Many URL shorteners go beyond basic redirection.

Custom Domains
- Allow businesses to brand links (go.company.com).
Link Expiration
- Auto delete after a specific time.
Access Control
- Private vs. public short links.
Preview Pages
- Show destination before redirecting.
API Support
- Allow developers to integrate programmatically.

Step 10: Fault Tolerance & High Availability

Downtime in a URL shortener is unacceptable.

Redundancy

Deploy services across multiple data centers.
Use active-active failover.

Replication

Replicate DBs across regions.
Keep hot standby servers.

Monitoring

Track latency, error rates, and traffic anomalies.
Auto-scale based on load.

Step 11: Cost Considerations

Running a large-scale shortener can be expensive.

Compute Costs: Application servers and load balancers.
Database Costs: Storage + replication.
CDN Costs: Bandwidth for redirects.
Monitoring Costs: Logging & analytics.

Optimizations like caching, request batching, and edge redirection help minimize costs.

Step 12: Real-World Examples

ShortenWorld

Handles tens of billions of clicks per month.
Offers branded domains, analytics, and integrations.

TinyURL

One of the oldest shorteners.
Focuses on simplicity over analytics.

Google’s `goo.gl` (deprecated)

Used Firebase Dynamic Links for app deep linking.
Demonstrated the power of scalability with Google Cloud infrastructure.

Conclusion

Designing a scalable URL shortener is a classic system design challenge.
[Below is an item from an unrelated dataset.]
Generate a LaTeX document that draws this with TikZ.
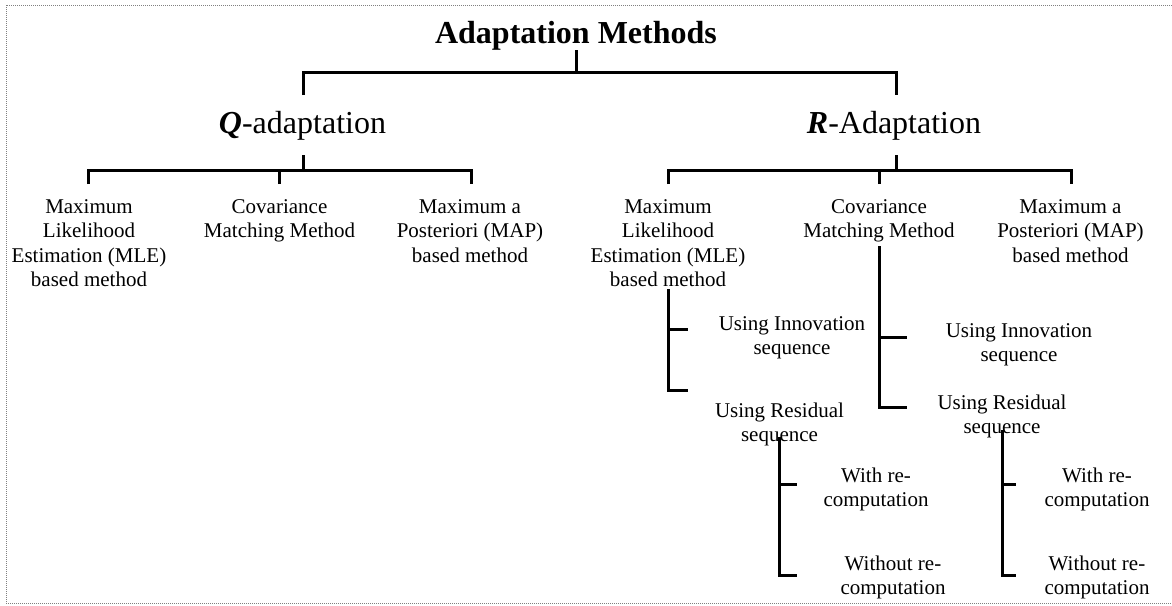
\documentclass[tikz,border=0pt]{standalone}
\usepackage{fontspec}
\setmainfont{Liberation Serif}
\newcommand{\lbl}[1]{\begin{tabular}[t]{@{}c@{}}#1\end{tabular}}
\tikzset{
  conn/.style={line width=3pt, line join=miter},
  frame/.style={draw=gray, line width=0.9pt, dash pattern=on 1pt off 1pt},
  big/.style={inner sep=0pt, anchor=base, font=\fontsize{32}{36}\selectfont},
  small/.style={inner sep=0pt, anchor=base, font=\fontsize{21}{24.5}\selectfont}
}
\begin{document}
\begin{tikzpicture}[x=1pt,y=-1pt]
\useasboundingbox (0,0) rectangle (1172,605);
\draw[frame] (1172,5) -- (6,5) -- (6,603) -- (1172,603);

% nodes
\node[big] (T) at (576,43) {\bfseries Adaptation Methods};
\node[big] (Q) at (302.5,133) {\textbf{\textit{Q}}-adaptation};
\node[big] (R) at (894,133) {\textbf{\textit{R}}-Adaptation};

\node[small] (QMLE) at (89,213) {\lbl{Maximum\\Likelihood\\Estimation (MLE)\\based method}};
\node[small] (QCM) at (279.5,213) {\lbl{Covariance\\Matching Method}};
\node[small] (QMAP) at (470,213) {\lbl{Maximum a\\Posteriori (MAP)\\based method}};
\node[small] (RMLE) at (668,213) {\lbl{Maximum\\Likelihood\\Estimation (MLE)\\based method}};
\node[small] (RCM) at (879,213) {\lbl{Covariance\\Matching Method}};
\node[small] (RMAP) at (1070.5,213) {\lbl{Maximum a\\Posteriori (MAP)\\based method}};

\node[small] (RMI) at (792,330) {\lbl{Using Innovation\\sequence}};
\node[small] (RMR) at (779.5,417) {\lbl{Using Residual\\sequence}};
\node[small] (RMRW) at (876,482) {\lbl{With re-\\computation}};
\node[small] (RMRWO) at (893,570) {\lbl{Without re-\\computation}};

\node[small] (RCI) at (1019,337) {\lbl{Using Innovation\\sequence}};
\node[small] (RCR) at (1002,409) {\lbl{Using Residual\\sequence}};
\node[small] (RCRW) at (1097,482) {\lbl{With re-\\computation}};
\node[small] (RCRWO) at (1097,570) {\lbl{Without re-\\computation}};

% junction coordinates
\coordinate (Tj) at (576,72);
\coordinate (Qt) at (303,95);
\coordinate (Rt) at (896,95);
\coordinate (Qs) at (303,155);
\coordinate (Qj) at (303,170);
\coordinate (Rs) at (896,155);
\coordinate (Rj) at (896,170);
\coordinate (QMLEt) at (88,184);
\coordinate (QCMt) at (279,184);
\coordinate (QMAPt) at (471,184);
\coordinate (RMLEt) at (668,184);
\coordinate (RCMt) at (879,184);
\coordinate (RMAPt) at (1071,184);

% top level
\draw[conn] (T.south) -- (Tj);
\draw[conn] (Qt) |- (Tj) -| (Rt);
% Q level
\draw[conn] (Qs) -- (Qj);
\draw[conn] (QMLEt) |- (Qj) -| (QMAPt);
\draw[conn] (QCMt) -- (QCMt |- Qj);
% R level
\draw[conn] (Rs) -- (Rj);
\draw[conn] (RMLEt) |- (Rj) -| (RMAPt);
\draw[conn] (RCMt) -- (RCMt |- Rj);

% R MLE subtree
\coordinate (RMLEb) at (668,289);
\coordinate (RMIe) at (688,329);
\coordinate (RMRe) at (688,390);
\draw[conn] (RMLEb) |- (RMRe);
\draw[conn] (RMLEb |- RMIe) -- (RMIe);
\coordinate (RMRb) at (779,437);
\coordinate (RMRWe) at (797,484);
\coordinate (RMRWOe) at (797,575);
\draw[conn] (RMRb) |- (RMRWOe);
\draw[conn] (RMRb |- RMRWe) -- (RMRWe);

% R CM subtree
\coordinate (RCMb) at (879,246);
\coordinate (RCIe) at (907,337);
\coordinate (RCRe) at (907,407);
\draw[conn] (RCMb) |- (RCRe);
\draw[conn] (RCMb |- RCIe) -- (RCIe);
\coordinate (RCRb) at (1002,430);
\coordinate (RCRWe) at (1016,484);
\coordinate (RCRWOe) at (1016,575);
\draw[conn] (RCRb) |- (RCRWOe);
\draw[conn] (RCRb |- RCRWe) -- (RCRWe);
\end{tikzpicture}
\end{document}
While the surface functionality seems trivial, scaling to billions of requests with high availability, low latency, and security requires deep architectural thinking.

The key takeaways are:

Use base62 ID encoding with distributed generators.
Store mappings in a horizontally scalable NoSQL database.
Employ caching with Redis for fast lookups.
Scale via sharding, replication, and CDNs.
Protect against abuse with blacklisting and rate limiting.
Add value through analytics, branding, and APIs.

Ultimately, a well-designed URL shortener can serve as more than a utility—it can be a platform for marketing, analytics, and engagement while handling the extreme demands of web traffic at scale.